Dans les années 1890, les fermiers Wisconsin diversifient leur production, passant des céréales aux produits laitiers. L'histoire des débuts de l'industrie laitière dans l'État de Wisconsin bénéficie de la fondation d'une usine de fromages en 1859 par Hiram Smith, puis en 1864 d'une autre par Chester Hazen, qui utilise le lait de 300 vaches à Ladoga, ce qui est jugé à l'époque comme une « folie »[20]. Mais elle est surtout accélérée grâce à l'arrivée d'immigrants qui amènent leurs traditions et savoir faire dans la fabrication de fromage, une évolution favorisée par les recherches de Stephen Babcock, de l'Université du Wisconsin, ce qui contribue à donner au Wisconsin la réputation d'être « L'État des produits laitiers »[20]. En 1890, Stephen Babcock (en), de l'Université du Wisconsin, donne un nouveau coup d'accélérateur en mettant au point un test permettant de mesurer la production laitière en qualité[20].
Les fermiers produisent plus de fromage et produits laitiers au Wisconsin que dans tout autre État de l’Union. Il pès à lui seul 35 % de la production américaine de fromages. Il en existe plus de 600 variétés différentes[20]. Les fromages du Wisconsin ne se comparent à aucun fromage français ou européen. Les plus importantes productions sont d’inventions américaines et des imitations de fromages telles que le brie, le camembert, le gruyère, la mozzarella, et le munster. En 1922, on compte plus de 2 800 fromageries dans le Wisconsin et en 1945 il en subsiste toujours 1 500, qui produisent environ 515 million de livres de fromages par an[20].
Dans les années 1870 et les années 1890, l'industrie forestière du Wisconsin est développée par des immigrants de Scandinavie, qui apportent leurs connaissances du métier de bûcheron. Le , le « Peshtigo Fire » cause la mort de 1 200 à 2 500 personnes.
Chippewa Falls, siège du comté de Chippewa, village de bûcherons profitant de l'énergie des chutes d'eau pour installer une scierie au milieu du siècle a vu sa croissance bouleversée par l'arrivée du chemin de fer au début des années 1880. Chippewa Falls a aussi profité de la création de la Banque du Wisconsin, qui a financé la nouvelle activité phare de la région, les scieries. Rayonnant depuis Eau Claire, à 15 km au sud, l'Eau Claire and Chippewa Falls Railway développa une ligne de chemin de fer vers Chippewa Falls.
Après absorption de la Wisconsin and Minnesota Railway, le chemin de fer s'étendit en direction d'Abbotsford (1880), puis de Bloomer (1881), et enfin Superior. L'industrie du bois a conduit le développement d'Eau Claire à la fin du XIXe siècle. À un moment, il y eut 22 scieries en activité dans la ville. Cette industrie profite également de la qualité du réseau de rivières mais elle décline au début du XXe siècle, en raison de la concurrence des grandes forêts du nord-ouest américain.

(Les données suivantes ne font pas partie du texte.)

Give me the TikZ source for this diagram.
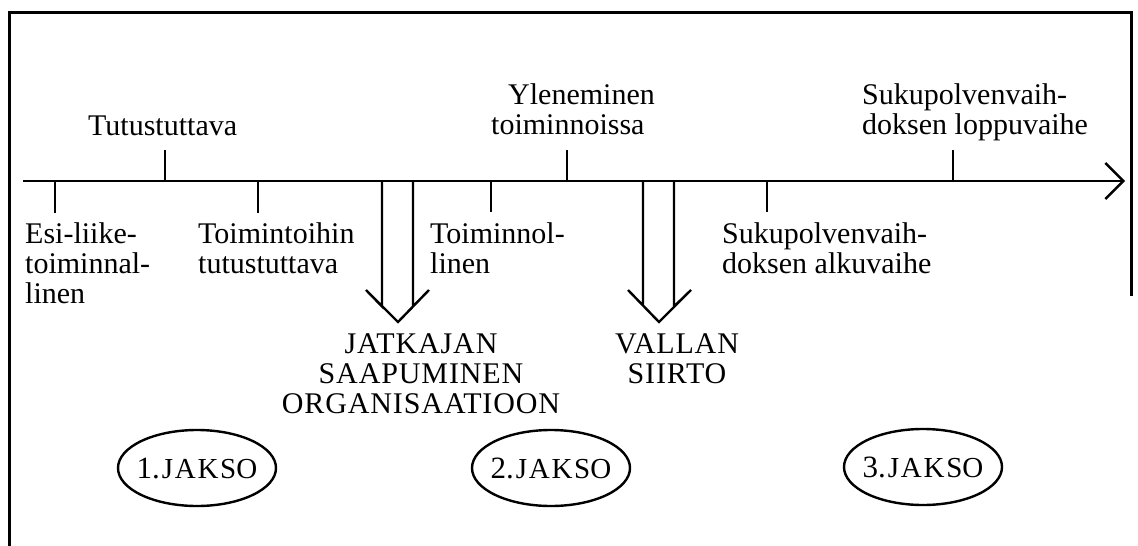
\documentclass[tikz,border=0pt]{standalone}
\usepackage{fontspec}
\setmainfont{Liberation Serif}
\usetikzlibrary{arrows.meta,shapes.geometric}
\newcommand\lblfont{\fontsize{30}{30}\selectfont}
\newcommand\capsfont{\fontsize{30}{30}\selectfont\addfontfeatures{LetterSpace=3}}
% period label: numeral, then slightly spaced capitals
\newcommand\periodlabel[1]{{\fontsize{31}{31}\selectfont #1.}\kern2pt{\fontsize{29}{29}\selectfont\addfontfeatures{LetterSpace=6}JAKS}{\fontsize{29}{29}\selectfont O}}

\begin{document}
\begin{tikzpicture}[x=1pt,y=-1pt,
  frame/.style={line width=3pt},
  axisline/.style={line width=2.6pt},
  tick/.style={line width=2.4pt},
  bigarrow/.style={line width=2.4pt,line join=miter},
  lbl/.style={anchor=north west,inner sep=0pt,align=left,font=\lblfont},
  clbl/.style={anchor=north,inner sep=0pt,align=center,font=\capsfont},
  period/.style={ellipse,draw,line width=2.4pt,minimum width=158pt,minimum height=76pt,inner xsep=-20pt,inner ysep=0pt}]

\useasboundingbox (0,0) rectangle (1138,546);

% outer frame (open at the bottom, right side only partly drawn)
\draw[frame] (9,546) -- (9,12) -- (1131,12) -- (1131,296);

% time axis
\coordinate (axstart) at (23,181);
\coordinate (axend) at (1125,181);
\draw[axisline,-{Straight Barb[length=18pt,width=36pt,line width=2.4pt]}] (axstart) -- (axend);

% ticks on the axis
\coordinate (t1) at (55,181);  \coordinate (t1e) at (55,213);
\coordinate (t2) at (165,181); \coordinate (t2e) at (165,150);
\coordinate (t3) at (258,181); \coordinate (t3e) at (258,213);
\coordinate (t4) at (491,181); \coordinate (t4e) at (491,212);
\coordinate (t5) at (567,181); \coordinate (t5e) at (567,150);
\coordinate (t6) at (767,181); \coordinate (t6e) at (767,212);
\coordinate (t7) at (953,181); \coordinate (t7e) at (953,150);
\foreach \t in {t1,t2,t3,t4,t5,t6,t7}
  \draw[tick] (\t) -- (\t e);

% hollow downward arrows
\draw[bigarrow] (382,181) -- (382,306.5) -- (366,290) -- (398,322) -- (429,290) -- (413,306.5) -- (413,181);
\draw[bigarrow] (643,181) -- (643,305.5) -- (628,290) -- (659,322) -- (691,290) -- (674,306.5) -- (674,181);

% phase labels
\node[lbl,anchor=base west] (tut) at (88,135) {Tutustuttava};
\node[lbl] (esi) at (25,222) {\strut Esi-liike-\\toiminnal-\\linen};
\node[lbl] (toimt) at (198,222) {\strut Toimintoihin\\tutustuttava};
\node[lbl] (toimn) at (430,222) {\strut Toiminnol-\\linen};
\node[lbl] (ylen) at (491,83) {\strut\hspace{17pt}Yleneminen\\toiminnoissa};
\node[lbl] (alku) at (722,222) {\strut Sukupolvenvaih-\\doksen alkuvaihe};
\node[lbl] (loppu) at (862,83) {\strut Sukupolvenvaih-\\doksen loppuvaihe};

% events
\node[clbl] (jatk) at (421,332) {\strut JATKAJAN\\SAAPUMINEN\\ORGANISAATIOON};
\node[clbl] (vall) at (677,332) {\strut VALLAN\\SIIRTO};

% periods
\node[period] (j1) at (197,468) {\periodlabel{1}};
\node[period] (j2) at (551,468) {\periodlabel{2}};
\node[period] (j3) at (923,467) {\periodlabel{3}};
\end{tikzpicture}
\end{document}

Le Wisconsin fait partie des trois États traditionnellement démocrates de la Rust Belt, la ceinture de l'industrie traditionnelle, qui ont fait basculer l'issue de l'élection présidentielle de 2016, en votant par une très courte majorité pour le candidat républicain, le milliardaire populiste Donald Trump, face à l’ancienne secrétaire d’État du président Barack Obama, Hillary Clinton. Traditionnellement démocrate, le Wisconsin a voté républicain pour la première fois depuis la réélection de Ronald Reagan en 1984. La victoire de Trump dans le Wisconsin lui permet d'empocher les grands électeurs de l'État et ainsi la majorité du Collège électoral des États-Unis, ce qui lui assure l'élection à la Maison Blanche, même s'il accuse un retard important dans le vote populaire à l'échelon national. Ces trois États qui ont fait basculer l'élection sont:
Pour le statisticien électoral Nate Silver, le vote Trump, nourri par les voix de la classe ouvrière blanche non diplômée, «s’explique très bien par la démographie, pas par du piratage». Cependant, le 26 novembre, la Commission électorale du Wisconsin déclare qu'un deuxième comptage complet des votes y sera effectué[21], à la demande de la candidate écologiste Jill Stein, et qu'il devra prendre fin le 13 décembre, avant la réunion du 19 décembre du collège électoral des grands électeurs. La candidate écologiste, conseillée par un groupe d'experts, parmi lesquels Alex Halderman, professeur d’informatique à l’université du Michigan, a mis en avant des rapports d’experts affirmant que dans les circonscriptions du Wisconsin utilisant des machines à voter, l’écart entre les prévisions et les résultats est plus important que dans celles utilisant des bulletins papier. En outre, les « circonscriptions électroniques » ont enregistré 7 % de moins de voix en faveur de Hillary Clinton que les autres[22].